- Born: August 10, 1933 Vijayawada, Andhra Pradesh, India
- Died: 11 January 2021 (aged 87) Vijayawada, India
- Occupations: Journalist, Orator
- Children: Jawahar Lal
- Awards: Padma Shri Pratibha Puraskar Kalaprapoorna title Guardian of Telugu International Man of the Year World Lifetime Achievement Award National Citizen Award President's Gold Medal

= Turlapaty Kutumba Rao =

Indian writer (1933–2021)

Turlapaty Kutumba Rao (August 10, 1933 – 11 January 2021) was an Indian journalist and orator, known for his service to journalism in Telugu language. He is reported to have written over 4000 biographies and delivered over 16000 public speeches which has been recorded by the Telugu Book of Records as a world record.

==Biography==
Kutumba Rao was born in 1933 at Vijayawada in the South Indian state of Andhra Pradesh. He was a secretary to T. Prakasham, former Chief Minister of the state and was known to have mooted the idea of demarcating states on the basis of language in 1947, when India became independent. He was also a chairman of the Andhra Pradesh Grandhayala Parishad, a policy making body of the Government of Andhra Pradesh. The journey of his life is recorded in his autobiography, Naa Kalam - Naa Galam, released in 2012.
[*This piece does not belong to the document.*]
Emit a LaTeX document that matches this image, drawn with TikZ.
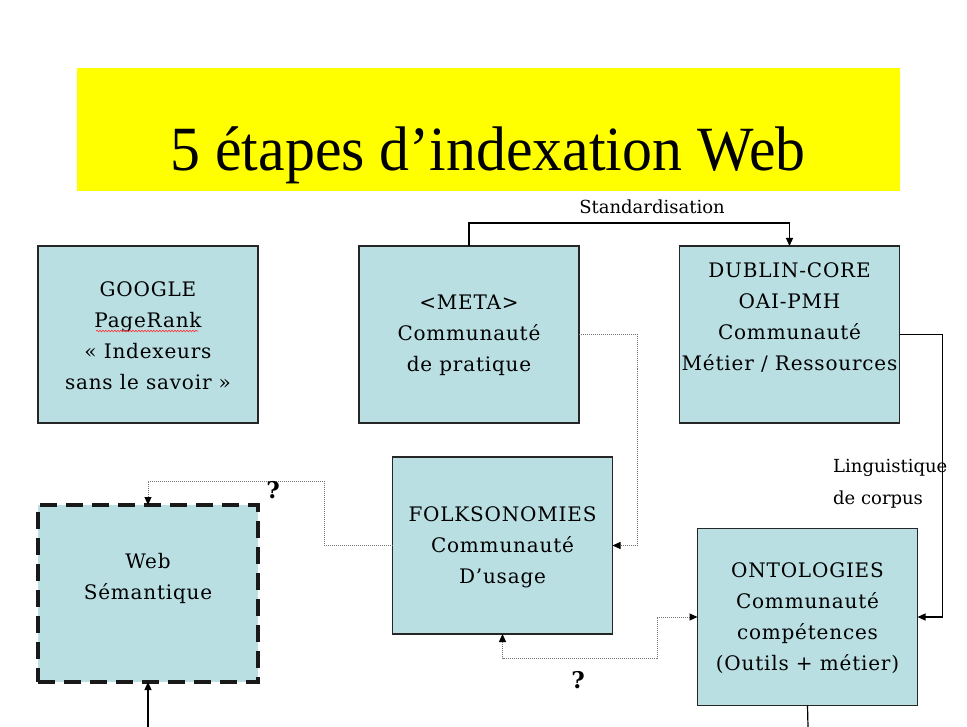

He was a recipient of the Pratibha Puraskar from the Telugu University, Kalaprapoorna title from Andhra University and the title of Guardian of Telugu from C. Rajagopalachari, then Governor of Andhra Pradesh. Rao received the President's Gold Medal. He was honored by the Government of India, in 2002, with the fourth highest Indian civilian award of Padma Shri making him the first journalist from the state of Andhra Pradesh to receive the award. He was also a nominee for Padma Bhushan for the year 2014.